Eén van de motto’s van de campagne #ikbenverbonden is, dat we elkaar willen proberen te begrijpen. Ook mensen met wie we het volstrekt niet eens zijn – of wiens denkbeelden of gedragingen we zelfs verwerpelijk vinden – willen we verstaan en doorgronden. Soms leidt dat tot begrip. Soms kunnen we dat begrip alsnog niet opbrengen – zoals bij fundamentalisten, neonazi’s en terroristen – maar kunnen we wel een manier van denken en doen verklaren. En als je dat kunt, iemands gedachten en handelingen verklaren, kun je ook in gesprek gaan, oorzaken van wangedrag trachten weg te nemen en desnoods proberen iemand ervan te overtuigen om van gedachten te veranderen.
Het is een benadering tussen twee uitersten. Als je vanuit begrijpen komt tot begrip, ben je volgens sommige hardliners te soft en te meegaand. En als je komt tot verklaren en overtuigen tot verandering, ben je volgens weer anderen een arrogante betweter. Toch lijkt de weg van het begrijpen de meest vruchtbare.
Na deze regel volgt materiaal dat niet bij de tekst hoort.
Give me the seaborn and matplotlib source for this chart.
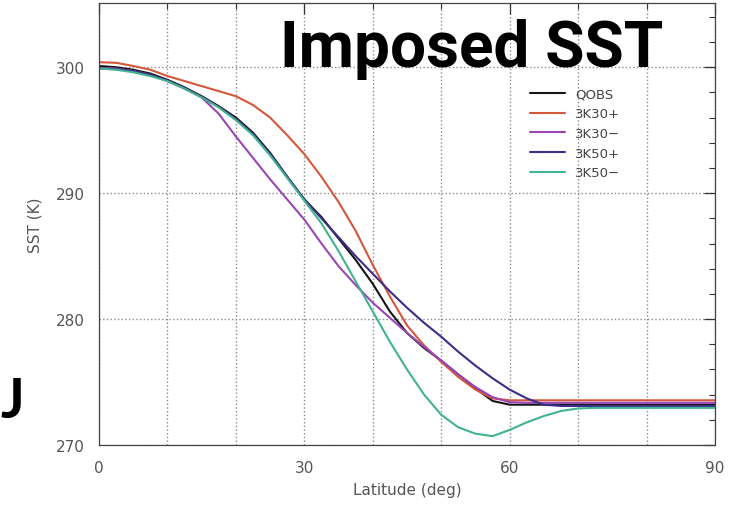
import pandas as pd
import matplotlib
matplotlib.use("Agg")
import matplotlib.pyplot as plt
import seaborn as sns
from matplotlib.ticker import MultipleLocator

# === Data (latitude in deg, SST in K)
latitude = [0, 2.5, 5, 7.5, 10, 12.5, 15, 17.5, 20, 22.5, 25, 27.5, 30, 32.5, 35,
            37.5, 40, 42.5, 45, 47.5, 50, 52.5, 55, 57.5, 60, 62.5, 65, 67.5, 70,
            72.5, 75, 77.5, 80, 82.5, 85, 87.5, 90]

qobs = [300.1, 300.0, 299.8, 299.5, 299.0, 298.4, 297.7, 296.9, 296.0, 294.8, 293.2,
        291.3, 289.5, 288.1, 286.4, 284.7, 282.8, 280.6, 278.9, 277.7, 276.7, 275.6,
        274.5, 273.5, 273.2, 273.2, 273.2, 273.2, 273.2, 273.2, 273.2, 273.2, 273.2,
        273.2, 273.2, 273.2, 273.2]
k30_plus = [300.4, 300.35, 300.1, 299.8, 299.3, 298.9, 298.5, 298.1, 297.7, 297.0,
            296.0, 294.6, 293.1, 291.3, 289.3, 287.0, 284.3, 281.8, 279.5, 277.9,
            276.6, 275.4, 274.4, 273.7, 273.55, 273.55, 273.55, 273.55, 273.55,
            273.55, 273.55, 273.55, 273.55, 273.55, 273.55, 273.55, 273.55]
k30_minus = [299.95, 299.9, 299.7, 299.4, 298.9, 298.3, 297.6, 296.3, 294.5, 292.8,
             291.1, 289.5, 287.9, 286.0, 284.2, 282.7, 281.3, 280.1, 278.9, 277.8,
             276.7, 275.6, 274.6, 273.8, 273.4, 273.35, 273.35, 273.35, 273.35,
             273.35, 273.35, 273.35, 273.35, 273.35, 273.35, 273.35, 273.35]
k50_plus = [299.9, 299.85, 299.7, 299.4, 298.95, 298.35, 297.65, 296.85, 295.9, 294.7,
            293.1, 291.3, 289.5, 288.0, 286.5, 285.0, 283.6, 282.2, 280.9, 279.7,
            278.6, 277.4, 276.3, 275.3, 274.4, 273.7, 273.2, 273.1, 273.1, 273.1,
            273.1, 273.1, 273.1, 273.1, 273.1, 273.1, 273.1]
k50_minus = [299.9, 299.8, 299.6, 299.3, 298.9, 298.3, 297.6, 296.8, 295.8, 294.6,
             293.0, 291.2, 289.4, 287.6, 285.4, 283.0, 280.6, 278.2, 276.0, 274.0,
             272.4, 271.4, 270.9, 270.7, 271.2, 271.8, 272.3, 272.7, 272.9, 272.95,
             272.95, 272.95, 272.95, 272.95, 272.95, 272.95, 272.95]

runs = ["QOBS", "3K30+", "3K30\u2212", "3K50+", "3K50\u2212"]
series = [qobs, k30_plus, k30_minus, k50_plus, k50_minus]
colors = ["#151515", "#d5573b", "#9a46b6", "#3a2e88", "#41b38e"]

frames = []
for run, values in zip(runs, series):
    frames.append(pd.DataFrame({"Latitude": latitude, "SST": values, "Run": run}))
df = pd.concat(frames, ignore_index=True)

# === Plot
sns.set_style("white")
plt.rcParams["font.family"] = ["DejaVu Sans"]

fig = plt.figure(figsize=(7.4, 5.1), dpi=100)
ax = fig.add_axes([99 / 740, 1 - 446 / 510, 616 / 740, 442 / 510])

sns.lineplot(data=df, x="Latitude", y="SST", hue="Run", hue_order=runs,
             palette=dict(zip(runs, colors)), linewidth=1.5, ax=ax, sort=False,
             estimator=None)

ax.set_xlim(0, 90)
ax.set_ylim(270, 305.1)
ax.xaxis.set_major_locator(MultipleLocator(30))
ax.xaxis.set_minor_locator(MultipleLocator(10))
ax.yaxis.set_major_locator(MultipleLocator(10))
ax.yaxis.set_minor_locator(MultipleLocator(2))

ax.tick_params(which="both", direction="in", top=True, right=True,
               color="#333333", labelcolor="#555555", labelsize=11)
ax.tick_params(which="major", length=8, width=0.9)
ax.tick_params(which="minor", length=4, width=0.8)
ax.tick_params(axis="x", which="major", pad=11)
ax.tick_params(axis="y", which="major", pad=10)

ax.grid(True, which="both", axis="x", linestyle=":", color="#8a8a8a", linewidth=1)
ax.grid(True, which="major", axis="y", linestyle=":", color="#8a8a8a", linewidth=1)

for side in ax.spines.values():
    side.set_color("#444444")
    side.set_linewidth(0.9)

ax.set_xlabel("Latitude (deg)", color="#555555", fontsize=11, labelpad=5)
ax.set_ylabel("SST (K)", color="#555555", fontsize=11, labelpad=10)

leg = ax.legend(loc="upper left", bbox_to_anchor=(0.70, 0.808), frameon=False,
                fontsize=9.5, handlelength=2.6, handletextpad=0.8,
                labelspacing=0.5, borderpad=0, borderaxespad=0)
for t in leg.get_texts():
    t.set_color("#444444")

# big slide text overlapping the chart
fig.text(280 / 740, 1 - 67 / 510, "Imposed SST", fontsize=46, fontweight="bold",
         family=["Roboto", "DejaVu Sans"], color="black", va="baseline", ha="left")
fig.text(0, 1 - 418 / 510, "J", fontsize=40, fontweight="bold",
         family=["Lato", "DejaVu Sans"], color="black", va="baseline", ha="left")

fig.savefig("out.png", dpi=100)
Soms helpt een boek. Daarom begon ik gretig aan Pankaj Mishra’s Tijd van Woede, waarin de auteur historisch en wijsgerig op zoek gaat naar de wortels van polariserende en destructieve opstellingen van nu. Op een onthullende laat hij zien, hoe diep de haat en geweld geworteld zijn die wij nu zien bij extremisten ter linker- en rechterzijde, bij terroristen, bij populisten etc. De opstand en de rancune van de verliezers tegen de winnaars van de moderniteit – want zo kan veel worden geduid, aldus Mishra – gaat al terug tot het begin van die moderniteit, tot de Verlichting. Was Voltaire het boegbeeld van de zelfverzekerdheid van de Verlichting: zijn tijdgenoot Rousseau gaf al vroeg een stem aan de achterblijvers.
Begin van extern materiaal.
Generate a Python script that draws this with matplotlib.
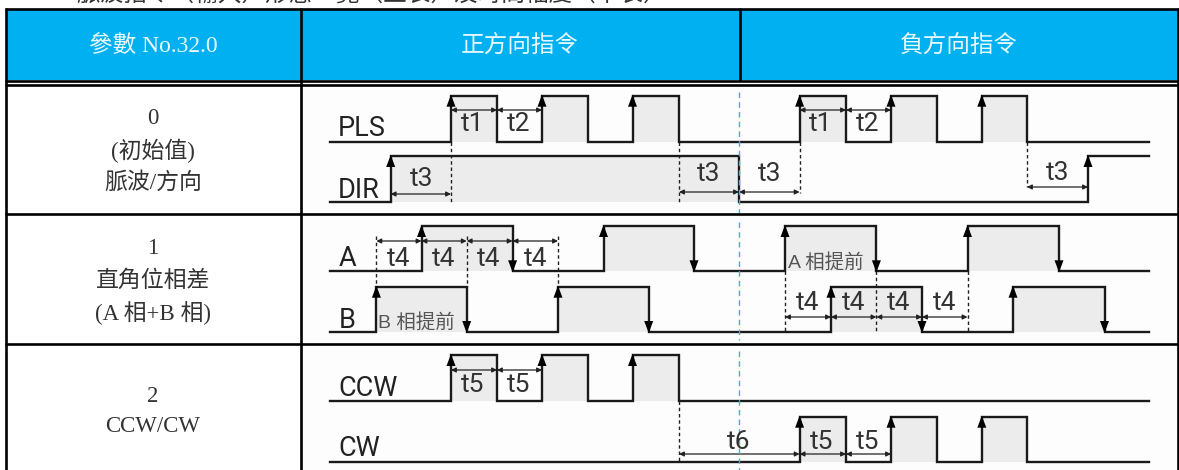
import matplotlib
matplotlib.use('Agg')
import matplotlib.pyplot as plt
from matplotlib.patches import Rectangle

plt.rcParams['font.family'] = ['Liberation Serif', 'Noto Sans CJK TC']
SANS = ['Liberation Sans', 'Noto Sans CJK TC']
DIAGRAM = ['Roboto', 'Liberation Sans']

top_line = '脈波指令（輸入）形態一覽（正表）及時間幅度（下表）'
header_labels = ['參數 No.32.0', '正方向指令', '負方向指令']
row_labels = [['0', '(初始值)', '脈波/方向'],
              ['1', '直角位相差', '(A 相+B 相)'],
              ['2', 'CCW/CW']]
row_label_ys = [[118, 151, 183], [249, 281, 313], [397, 427]]

# signal edges in px
pls_edges = [451, 497, 542, 588, 632.5, 679, 799.6, 846, 891, 936.6, 981.8, 1027]
dir_edges = [390.7, 739, 1088]
a_edges = [421.5, 512.6, 603.5, 694, 785, 876.4, 967.5, 1059]
b_edges = [376.4, 466.7, 558, 648.7, 831, 922, 1013, 1104.5]
ccw_edges = [451, 497, 542, 588, 632.5, 679]
cw_edges = [799.6, 846, 891, 936.6, 981.8, 1027]

# name, low y, high y, edges, arrows on falling edges too
signals = [('PLS', 141.7, 95.7, pls_edges, False),
           ('DIR', 202, 156, dir_edges, False),
           ('A', 271.3, 226, a_edges, True),
           ('B', 332, 286.7, b_edges, True),
           ('CCW', 401, 355, ccw_edges, False),
           ('CW', 462, 416.7, cw_edges, False)]
signal_label_pos = {'PLS': (338, 128), 'DIR': (338, 190), 'A': (339, 258),
                    'B': (339, 320), 'CCW': (338, 388), 'CW': (338, 448)}

# dimension arrows: x0, x1, y, label, label x, label y
dims = [(451, 497, 110, 't1', 473, 124), (497, 542, 110, 't2', 519, 124),
        (390.7, 451, 194, 't3', 421.5, 179), (679, 739, 192, 't3', 708.5, 174),
        (739, 799.6, 192, 't3', 770, 174), (1027, 1088, 187, 't3', 1058, 173),
        (799.6, 846, 110, 't1', 821, 124), (846, 891, 110, 't2', 868, 124),
        (376.4, 421.5, 241, 't4', 399, 259), (421.5, 466.7, 241, 't4', 444, 259),
        (466.7, 512.6, 241, 't4', 489, 259), (512.6, 558, 241, 't4', 536, 259),
        (785, 831, 317, 't4', 808, 303), (831, 876.4, 317, 't4', 853.5, 303),
        (876.4, 922, 317, 't4', 899, 303), (922, 967.5, 317, 't4', 944.5, 303),
        (451, 497, 370, 't5', 473, 385), (497, 542, 370, 't5', 519, 385),
        (679, 799.6, 454, 't6', 738.7, 441.7), (799.6, 846, 454, 't5', 822, 441.7),
        (846, 891, 454, 't5', 868, 441.7)]

# dotted guide lines: x, y0, y1
guides = [(451, 142, 202), (679, 142, 202), (799.6, 142, 193), (1027, 142, 187),
          (376.4, 236, 287), (466.7, 236, 287), (558, 236, 287),
          (785, 271, 332), (876.4, 271, 332), (967.5, 271, 332),
          (679, 401, 462)]
center_line = [(92, 213), (222, 340), (351, 470)]

fig = plt.figure(figsize=(11.79, 4.70), dpi=100)
ax = fig.add_axes([0, 0, 1, 1])
ax.set_xlim(0, 1179)
ax.set_ylim(470, 0)
ax.axis('off')

x_start, x_end = 330, 1149
shade = '#ececec'
line_col = '#1a1a1a'

# heading above the table, cut by the top edge of the scan
ax.text(58, -4, '>', fontsize=17, color='#333333', ha='left', va='center', clip_on=True)
ax.text(76, -6, top_line, fontsize=17, color='#333333', ha='left', va='center', clip_on=True)

# header band
ax.add_patch(Rectangle((6, 9), 1173, 71, fc='#00b0f0', ec='none', zorder=0))
# faint off-white behind the pasted diagrams
ax.add_patch(Rectangle((303, 86), 876, 384, fc='#fdfdfd', ec='none', zorder=0))

for name, low, high, edges, down_arrows in signals:
    xs, ys = [x_start], [low]
    level = low
    for i, e in enumerate(edges):
        new_level = high if level == low else low
        xs += [e, e]
        ys += [level, new_level]
        if new_level == high:
            # the last DIR rise has no shading after it
            if i + 1 < len(edges):
                ax.add_patch(Rectangle((e, high), edges[i + 1] - e, low - high, fc=shade, ec='none', zorder=1))
            ax.fill([e - 4.5, e + 4.5, e], [high + 11, high + 11, high - 1], color='black', zorder=5, lw=0)
        elif down_arrows:
            ax.fill([e - 4.5, e + 4.5, e], [low - 11, low - 11, low + 1], color='black', zorder=5, lw=0)
        level = new_level
    xs.append(x_end)
    ys.append(level)
    ax.plot(xs, ys, color=line_col, lw=1.7, zorder=4, solid_joinstyle='miter')
    lx, ly = signal_label_pos[name]
    ax.text(lx, ly, name, family=DIAGRAM, fontsize=19.5, color='#222222', ha='left', va='center', zorder=6)

for x, y0, y1 in guides:
    ax.plot([x, x], [y0, y1], color='#222222', lw=1, ls=(0, (2.5, 2)), zorder=3)
for y0, y1 in center_line:
    ax.plot([739, 739], [y0, y1], color='#35b5dc', lw=1, ls=(0, (4, 3)), zorder=6)

for x0, x1, y, label, lx, ly in dims:
    ax.annotate('', xy=(x1, y), xytext=(x0, y), zorder=5,
                arrowprops=dict(arrowstyle='<|-|>', color='#222222', lw=0.9, mutation_scale=7,
                                shrinkA=0, shrinkB=0))
    ax.text(lx, ly, label, family=DIAGRAM, fontsize=19, color='#333333', ha='center', va='center', zorder=6)

ax.text(378, 322.7, 'B 相提前', family=SANS, fontsize=14, color='#555555', ha='left', va='center', zorder=6)
ax.text(788, 262.7, 'A 相提前', family=SANS, fontsize=14, color='#555555', ha='left', va='center', zorder=6)

# table rules
rule = dict(color='black', lw=1.9, zorder=8, solid_capstyle='butt')
for y in [8.5, 80.5, 84.5, 213.5, 344]:
    ax.plot([5, 1179], [y, y], **rule)
ax.plot([6, 6], [8, 470], **rule)
ax.plot([301, 301], [8, 470], **rule)
ax.plot([739.5, 739.5], [8, 81], **rule)
ax.plot([1178, 1178], [8, 470], **rule)

# table text
for x, label in zip([153, 520, 959], header_labels):
    ax.text(x, 46, label, fontsize=17, color='#e8f8ff', ha='center', va='center', zorder=9)
for lines, ys in zip(row_labels, row_label_ys):
    for label, y in zip(lines, ys):
        ax.text(153, y, label, fontsize=16.5, color='#333333', ha='center', va='center', zorder=9)

fig.savefig('out.png', dpi=100)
Dit gegeven wordt een rode draad door de geschiedenis van de afgelopen eeuwen. Mishra betrekt er met verbluffende belezenheid heel veel bij: de opstanden in het midden en oosten van Europa, de sociale en nationale revoluties, politieke en religieuze messianistische bewegingen, de grote Russische romanciers uit de 19e eeuw, Mazzini, Bakoenin, de eenzame wolven van weleer etc. Steeds weer weet hij historische parallellen aan te wijzen met de hedendaagse ‘woede’ en nihilistische haat. Dit levert soms frappante ontdekkingen op. Tegelijk wordt de oplettende lezer ook wat voorzichtig. Mischra leest de geschiedenis natuurlijk ook sterk vanuit de hedendaagse bril en dat zou wel eens tot een selectieve lezing hebben kunnen leiden. Maar de indruk dat er ‘niets nieuws onder de zon’ is, is overtuigend. En tevens beklemmend. Want het roept ook de vraag op, of we er ooit uitkomen.
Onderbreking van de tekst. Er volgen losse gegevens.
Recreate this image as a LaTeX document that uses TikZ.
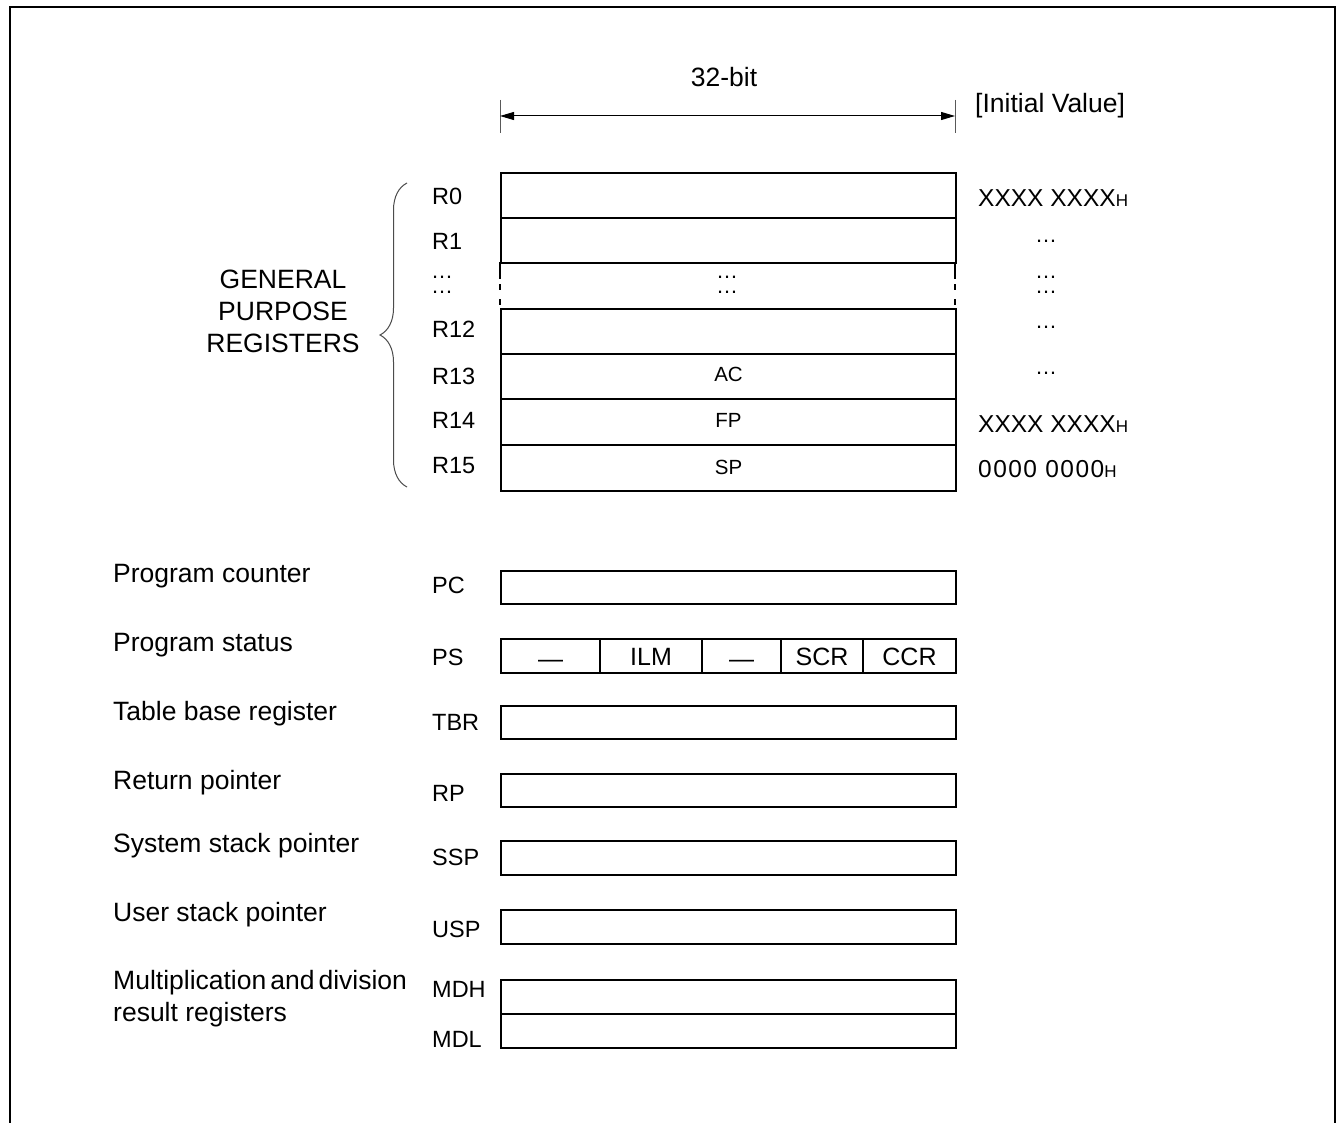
\documentclass[tikz,border=0pt]{standalone}
\usepackage{fontspec}
\setmainfont{Liberation Sans}
\usetikzlibrary{decorations.pathreplacing,arrows.meta}
\begin{document}
\begin{tikzpicture}[x=1pt,y=-1pt,
  regbox/.style={draw,line width=2pt,minimum width=455pt,inner sep=0pt,anchor=north west},
  bigtxt/.style={font=\fontsize{26.5}{32}\selectfont,inner sep=0pt},
  rlab/.style={font=\fontsize{23.5}{26}\selectfont,inner sep=0pt,anchor=west},
  intxt/.style={font=\fontsize{20.5}{22}\selectfont,inner sep=0pt,text height=14.5pt,text depth=0pt},
  ivtxt/.style={font=\fontsize{24.5}{28}\selectfont,inner sep=0pt,anchor=west},
  dots/.style={font=\fontsize{22}{24}\selectfont,inner sep=0pt,text height=3pt,text depth=0pt},
  ddots/.style={font=\fontsize{22}{15.5}\selectfont,inner sep=0pt,align=center},
  fld/.style={draw,line width=2pt,minimum height=34pt,inner sep=0pt,anchor=north west,
    font=\fontsize{25}{28}\selectfont,text height=18pt,text depth=0pt}
]
\useasboundingbox (0,0) rectangle (1337,1123);
\fill[white] (0,0) rectangle (1337,1123);
% outer frame
\draw[line width=2.5pt] (10,1130) -- (10,7) -- (1335,7) -- (1335,1130);

% width dimension
\node[bigtxt] (w32) at (724,77) {32-bit};
\coordinate (dl) at (500,116);
\coordinate (dr) at (955,116);
\draw[gray!70!black,line width=1pt] (500,100) -- (500,133);
\draw[gray!70!black,line width=1pt] (955,100) -- (955,133);
\draw[line width=1pt,{Triangle[length=14pt,width=8pt]}-{Triangle[length=14pt,width=8pt]}] (dl) -- (dr);
\node[bigtxt,anchor=west] (iv) at (975,106) {[Initial Value]};

% general purpose registers
\node[regbox,minimum height=45pt] (r0) at (500,172) {};
\node[regbox,minimum height=45pt] (r1) at (500,217) {};
\node[regbox,minimum height=45pt] (r12) at (500,308) {};
\node[regbox,minimum height=45pt] (r13) at (500,353) {};
\node[regbox,minimum height=46pt] (r14) at (500,398) {};
\node[regbox,minimum height=46pt] (r15) at (500,444) {};
\node[intxt] (tac) at ([yshift=2.5pt]r13.center) {AC};
\node[intxt] (tfp) at ([yshift=2pt]r14.center) {FP};
\node[intxt] (tsp) at ([yshift=1pt]r15.center) {SP};
% broken row sides
\foreach \xx in {500,955}{
  \draw[line width=2pt] (\xx,262) -- (\xx,279);
  \draw[line width=1.5pt] (\xx,284) -- (\xx,290);
  \draw[line width=1.5pt] (\xx,299) -- (\xx,305);
}
\node[ddots,anchor=south] (md) at (727,294) {…\\…};

\node[rlab] (l0) at (432,196) {R0};
\node[rlab] (l1) at (432,241) {R1};
\node[ddots,anchor=south west] (ld) at (431,294) {…\\…};
\node[rlab] (l12) at (432,329) {R12};
\node[rlab] (l13) at (432,376) {R13};
\node[rlab] (l14) at (432,420) {R14};
\node[rlab] (l15) at (432,466) {R15};

% initial values
\node[ivtxt] (v0) at (978,198) {XXXX XXXX{\fontsize{17}{17}\selectfont H}};
\node[dots] (vd1) at (1046,241) {…};
\node[ddots,anchor=south] (vd2) at (1046,294) {…\\…};
\node[dots] (vd4) at (1046,327) {…};
\node[dots] (vd5) at (1046,373) {…};
\node[ivtxt] (v14) at (978,424) {XXXX XXXX{\fontsize{17}{17}\selectfont H}};
\node[ivtxt] (v15) at (978,469) {\addfontfeatures{LetterSpace=6}0000 0000{\fontsize{17}{17}\selectfont H}};

% brace
\draw[gray!60!black,line width=1pt,decorate,decoration={brace,amplitude=27pt}] (407,487) -- (407,183);
\node[bigtxt,align=center] (gpr) at (283,311) {GENERAL\\PURPOSE\\REGISTERS};

% dedicated registers
\node[bigtxt,anchor=west] (tpc) at (113,576) {Program counter};
\node[rlab] (lpc) at (432,585) {PC};
\node[regbox,minimum height=33pt] (pc) at (500,570) {};

\node[bigtxt,anchor=west] (tps) at (113,645) {Program status};
\node[rlab] (lps) at (432,657) {PS};
\node[fld,minimum width=99pt] (ps1) at (500,638) {\raisebox{-2pt}{—}};
\node[fld,minimum width=102pt] (ps2) at (599,638) {ILM};
\node[fld,minimum width=79pt] (ps3) at (701,638) {\raisebox{-2pt}{—}};
\node[fld,minimum width=82pt] (ps4) at (780,638) {SCR};
\node[fld,minimum width=93pt] (ps5) at (862,638) {CCR};

\node[bigtxt,anchor=west] (ttbr) at (113,714) {Table base register};
\node[rlab] (ltbr) at (432,722) {TBR};
\node[regbox,minimum height=33pt] (tbr) at (500,705) {};

\node[bigtxt,anchor=west] (trp) at (113,783) {Return pointer};
\node[rlab] (lrp) at (432,793) {RP};
\node[regbox,minimum height=33pt] (rp) at (500,773) {};

\node[bigtxt,anchor=west] (tssp) at (113,846) {System stack pointer};
\node[rlab] (lssp) at (432,857) {SSP};
\node[regbox,minimum height=34pt] (ssp) at (500,840) {};

\node[bigtxt,anchor=west] (tusp) at (113,915) {User stack pointer};
\node[rlab] (lusp) at (432,929) {USP};
\node[regbox,minimum height=34pt] (usp) at (500,909) {};

\node[bigtxt,anchor=west] (tmd1) at (113,983) {Multiplication\hspace{4pt}and\hspace{4pt}division};
\node[bigtxt,anchor=west] (tmd2) at (113,1015) {result registers};
\node[rlab] (lmdh) at (432,989) {MDH};
\node[rlab] (lmdl) at (432,1039) {MDL};
\node[regbox,minimum height=34pt] (mdh) at (500,979) {};
\node[regbox,minimum height=34pt] (mdl) at (500,1013) {};
\end{tikzpicture}
\end{document}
Een andere reden tot voorzichtigheid is, dat Mishra zich bedient van een wat eenvoudig en versleten geraakt wijsgerig verklaringsmodel, dat hij ontleent aan René Girard (1923-2015), de denker die vanaf de jaren zeventig furore maakte met zijn analyse van het zondebokmechanisme: veel rancune gaat terug op ‘mimetische begeerte’, het ‘willen wat de ander ook wil’. Verliezers willen lijken op de winnaars. Ze willen niet alleen hebben wat de ander heeft, maar nemen ook kritiekloos diens verlangens over. Dit model, in combinatie met de klassieke ressentimenttheorieën van Nietzsche en anderen, heeft een grote verklaringskracht. Tegelijk is het wat onbevredigend om het bij deze grote penseelstreken te laten. Mijns inziens komt er ook de nodige nuchter en minutieus empirisch onderzoek bij kijken, om nu precies te weten wat er gebeurt in banlieues in Parijs en in de hoofden van de FN-kiezers. Met een ‘theorie over alles’ komen we er niet – en blijven we radeloos achter. Wie wil begrijpen, wil ook iets kunnen doen.
Mishra, Pankaj: Tijd van woede – een geschiedenis van het heden (vertaling van: Age of Anger). Atlas Contact 2017.
***
Het Bovenstaande verscheen eerder op de website van #ikbenverbonden.